Должен сказать еще об одной темной фигуре, мелькнувшей на пару дней в первую неделю
моего пребывания в этой камере. Еврей. По этому родству или еще по какому стыковался два дня, пока был здесь, с Шуриком, прибыл, говорит, из Лефортово. Я обрадовался: какие новости? Этого он знает, о том слышал, а нового ничего, и говорит неохотно, невнятно.— Сигареты лефортовские? — указываю на «Яву», которую он курил.
— Да, — говорит, — перед этапом отоварился.
— Как отоварился? Ведь в ларе не бывает с фильтром, тем более дефицитной «Явы». Мне через следователя передавали.

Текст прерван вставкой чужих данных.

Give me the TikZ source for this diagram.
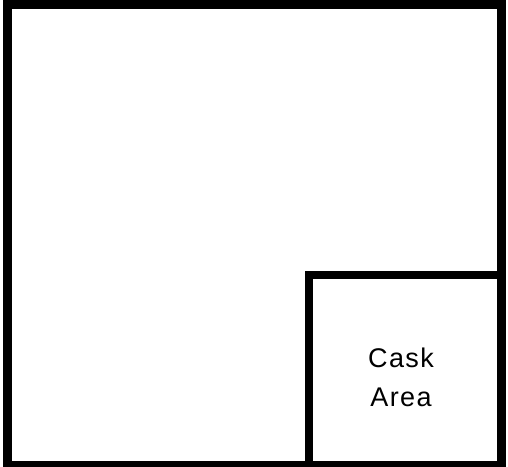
\documentclass[tikz,border=0pt]{standalone}
\usepackage{fontspec}
\setmainfont{Liberation Sans}
\newfontfamily\caskfont[LetterSpace=5]{Liberation Sans}
\begin{document}
\begin{tikzpicture}[x=1pt,y=1pt,every node/.style={align=center, font=\caskfont\fontsize{27}{39}\selectfont}]
\useasboundingbox (0,0) rectangle (508,466);
% Outer room
\draw[line width=9pt] (7,1) rectangle (501,461.5);
% Cask area in the corner
\draw[line width=8pt] (308.5,-4) -- (308.5,191) -- (505,191);
\node (cask) at (401,89) {Cask\\Area};
\end{tikzpicture}
\end{document}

Насупился, спорит упрямо, что есть в лефортовском ларе «Ява». Не знаю, при мне точно не было. Ну да бог с ним. Больше всего и настораживало в этом человеке то, о чем он полемизировал со мной, полемика в камере всегда публична, люди прислушиваются к «умным» беседам. С нарочитым апломбом и резкостью он костил диссидентов, утверждал, что у нас нет и не может быть политических заключенных, а есть двурушники, клеветники, т. е. самые настоящие уголовники. Себя он считал честным человеком, попался на валюте, сейчас честно отбывает за совершенное преступление. А диссиденты, отрицающие вину, это нечестные люди, не признаются в своих преступлениях.
— Скажи на милость: какое, по-твоему, преступление я совершил? — спрашиваю его.

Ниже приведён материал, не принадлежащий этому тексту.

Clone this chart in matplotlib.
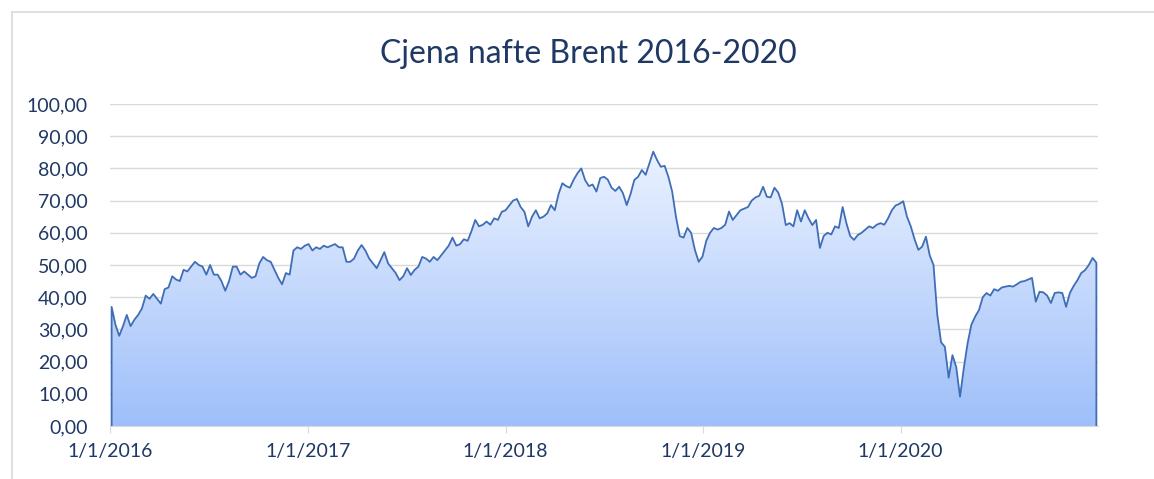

— Ты в печати публиковал одно, а для себя или на сторону писал другое, писал не то, что ты думал. Значит, ты лгал, клеветал — ты двурушник, — понравилось ему словечко.

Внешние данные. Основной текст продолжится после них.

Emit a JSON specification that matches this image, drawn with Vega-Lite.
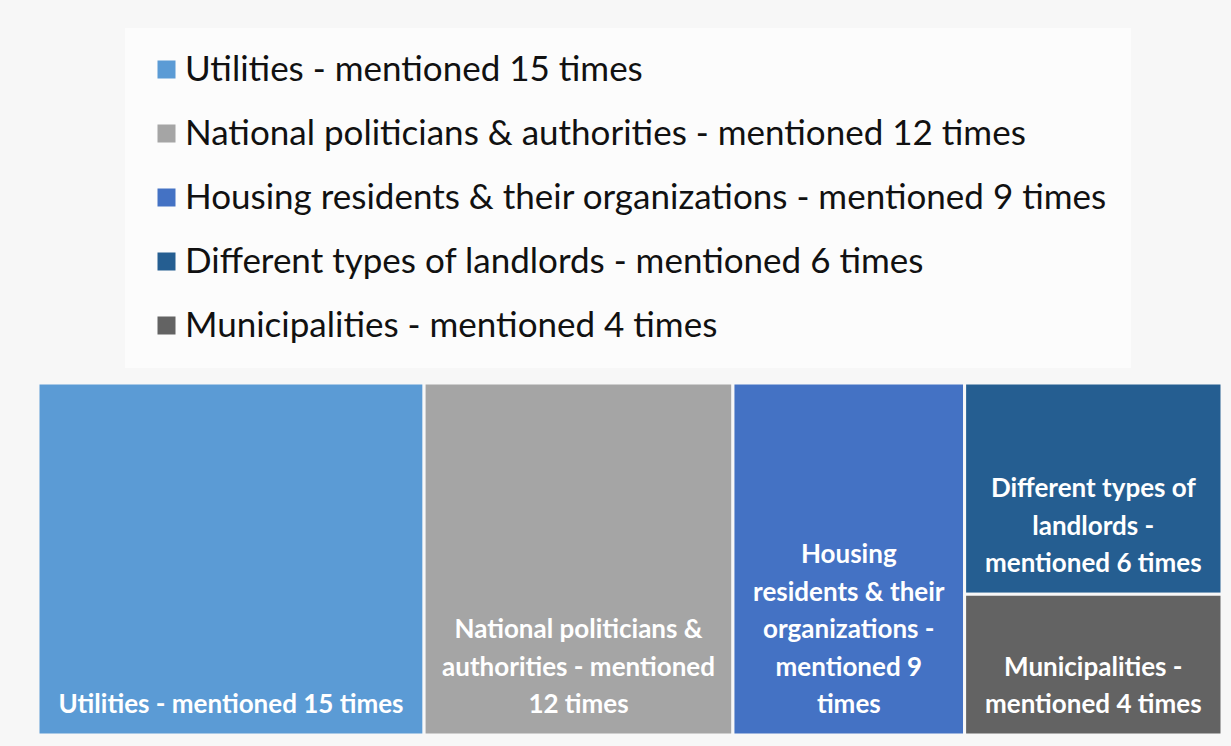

— На суде, — говорю, — никто, ни прокурор, ни свидетели, не могли привести ни одного примера такого противоречия.
— Но в печати же ты не писал, что CCCР — деспотическое государство.
— Да, в печати я не касался политики, публиковал в основном статьи по труду, трудовым ресурсам. Ну и что? Разные темы — при чем тут двурушничество?
— Ты публиковал критические статьи и одновременно шипел, что у нас нет свободы печати и слова — как это называется?
— Это называется так: воробья критиковать можно, а коршуна нельзя. Выше пояса можно, а ниже нельзя — чего непонятного?
Притворная наивность раздражала, словно с Луны свалился. Но прилип пиявкою и вертелся угрем.
— Значит, свобода критики все-таки есть, нельзя же утверждать, что совсем ее нет. А критиковать все подряд нигде не разрешается — это уже анархия.
— Меня посадили за критику партийной диктатуры — это не все подряд, это главная причина всех наших бед и проблем. В рамках официального курса можно болтать о чем угодно, чем и занимается наша пресса, но запрещено критиковать сам этот курс, нельзя ни писать, ни говорить, ни думать о самом главном — это ты называешь свободой?
— А почему ты об этом в райком, в ЦК партии не написал? — точно такой же вопрос задавал мне Кудрявцев.
— Потому что кто об этом писал, у того руки отсохли. Да и зачем туда писать? Сами пришли и прочитали. И что хорошего?
Все равно он упрямо называл меня двурушником. На том основании, что опубликованное мной отличается от неопубликованного, будто можно обвинять человека за то, что он написал, но по той или иной причине не напечатал в советском издании. И какой же изворот подлый: отнесешь — не печатают, не понесешь — значит, специально порочишь. Как ни крути — клеветник! Пресса под прессом, глухая стена перед ищущей мыслью и автора же обвиняют в том, что он не бьется головой о стену, не ложится под пресс, который сделает из него штамповку. А если автор что-то печатает и в ящиках стола сыщики обнаруживают непечатное, — это совсем непростительно. Тогда не просто клевета и двурушник, а, как сказала прокурор Сербина, такой человек «глумится» над благами, которыми осчастливило его государство. Почти измена.